Adrian McNair, writing in an article entitled "Clamping Down on Canadian Christians" in yesterday's National Post, comments:
"According to an article in Maclean’s Magazine’s “on campus” website, an organization called the Canadian Association of University Teachers [CAUT] is alleging that Trinity Western University, a Christian University, violated academic freedom. The reason? Because TWU describes itself as a “a faith-based institution, one inspired by Christ’s life and guided by his teachings.” More than that, it requires faculty to sign a “Statement of Faith” annually, in a document that outlines the “philosophical framework to which all faculty, staff and administration are committed without reservation.”At first glance, one might conclude that CAUT is correct. The concept of forcing faculty to submit to a series of absolutist statements [belief in the bible, in one infinitely perfect god, that Jesus Christ was a real man, and in “the bodily resurrection of the dead; of the believer to everlasting blessedness and joy with the Lord, of the unbeliever to judgment and everlasting conscious punishment.”] seems at odds with the premise of a learning institution as being one of an open-ended perspective on the Universe.
CAUT says that this statement violates the standard definition of academic freedom, since it ensures a religiously homogeneous staff. Of course, it wouldn’t make sense not to have a religiously homogeneous staff of Christians in a Christian University. So what is at stake here isn’t just the question of pluralism and diversity in ideology, but whether faith-based institutions have a right to exist at all. That question, according to CAUT, isn’t behind the designation of TWU. But how could one construe it in any other way?
There is, I think you will accept, some irony in a diverse association claiming to represent the entire spectrum of University Teachers in Canada, representing a unified opinion on TWU. CAUT argues that TWU’s statement of Christian affirmation rejects relativism, the basis for pluralism, and indeed, for multiculturalism."

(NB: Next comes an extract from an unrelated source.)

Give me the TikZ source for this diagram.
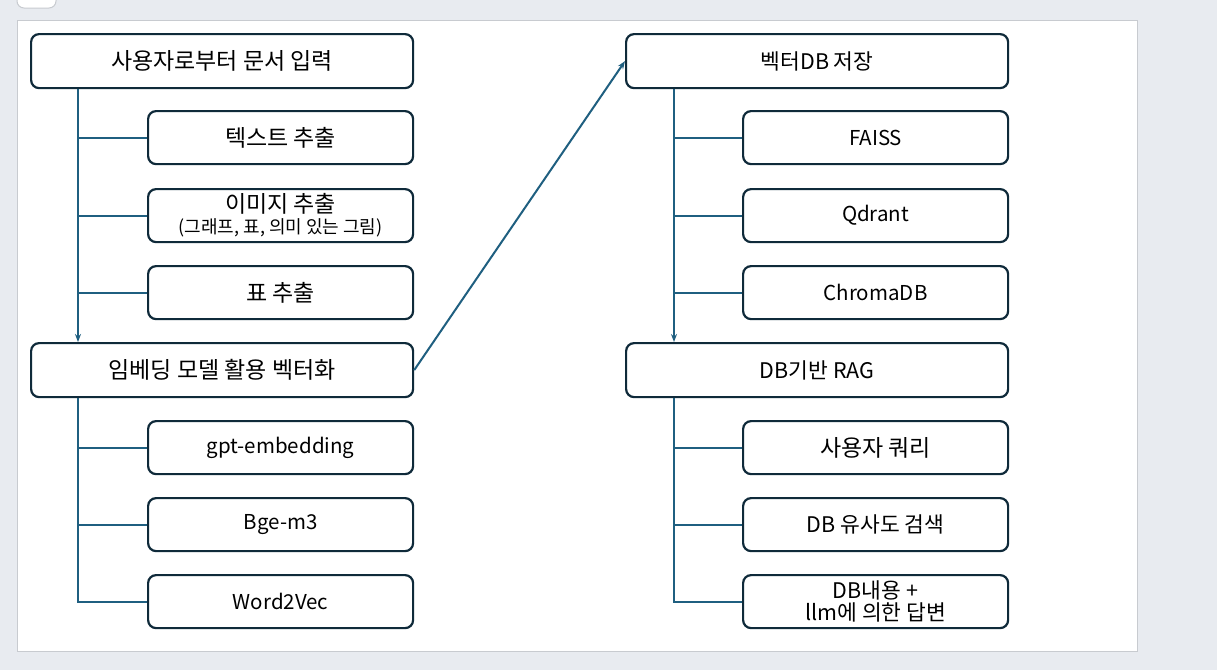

Examine that statement made by the CAUT person in Mclean's and quoted by McNair: "TWU's statement of Christian affirmation rejects relativism, the basis for pluralism, and indeed, for multiculturalism." Notice the appeal to two Canadian sacred cows: pluralism and mulitculturalism. We are supposed to bow down before these idols and beat our breasts in repentance for daring to offend them. Why? Because we are relativists. Huh? How is that again? We all have to worship pluralism and multiculturalism because of relativism? Multiculturalism is my name and thou shall have no other gods beside me. That is relativism, CAUT style.
So who decided that relativism is the 'absolute truth' and who was his logic professor? If relativism is true then pluralism and multiculturalism are only relatively true, that is, true for UBC but not necessarily true for TWU. On the other hand, if relativism is false, then the logical possibility exists that the CAUT is wrong on this issue and the AUCC and TWU are right. Which seems pretty likely to me.
Actually, it gets worse. If relativism is true, then nothing is true - even the pontifications of leftist members of university professor unions. This would meant that the one thing we do know is that the CAUT position is not absolutely true. But if relativism is false, then one thing we know for sure is that the CAUT position is false. So it is false either way; why are these people bothering us?
And it gets worse. The stance that TWU takes on objective truth and morality is the very foundation of Western civilization's tradition of freedom and tolerance. One of the objective truths TWU believes in is that all human beings have dignity by virtue of being created in the image of God and so their free speech and right to be wrong must be respected. In a relativistic universe there would be no particular reason, other than the whim of the moment, for human beings to be respected in this way. And, indeed, we see the contemporary left sliding down into fascism and intolerance as we speak. And this witch hunt is a prime example.
The CAUT has no basis for taking away TWU's right to exist except its prejudices and self-referentially incoherent sophistry. It poses as the voice of tolerance and in intolerant in doing so. This should warn off the person of common sense and cause us to refuse to listen to their anti-Christian prejudice masquerading as "tolerance" and "freedom." Truly, it is academic freedom for me but not for thee.
At the funeral of Pope John Paul II, Joseph Cardinal Ratzinger (now Pope Benedict XVI) referred to the growing "dictatorship of relativism" and the need to oppose it in the name of democracy, freedom and the dignity of the human person. This is an example of what he was talking about and it demonstrates how important it is for a society like Canada to have universities like TWU if we wish to avoid fascism and totalitarianism and remain free societies.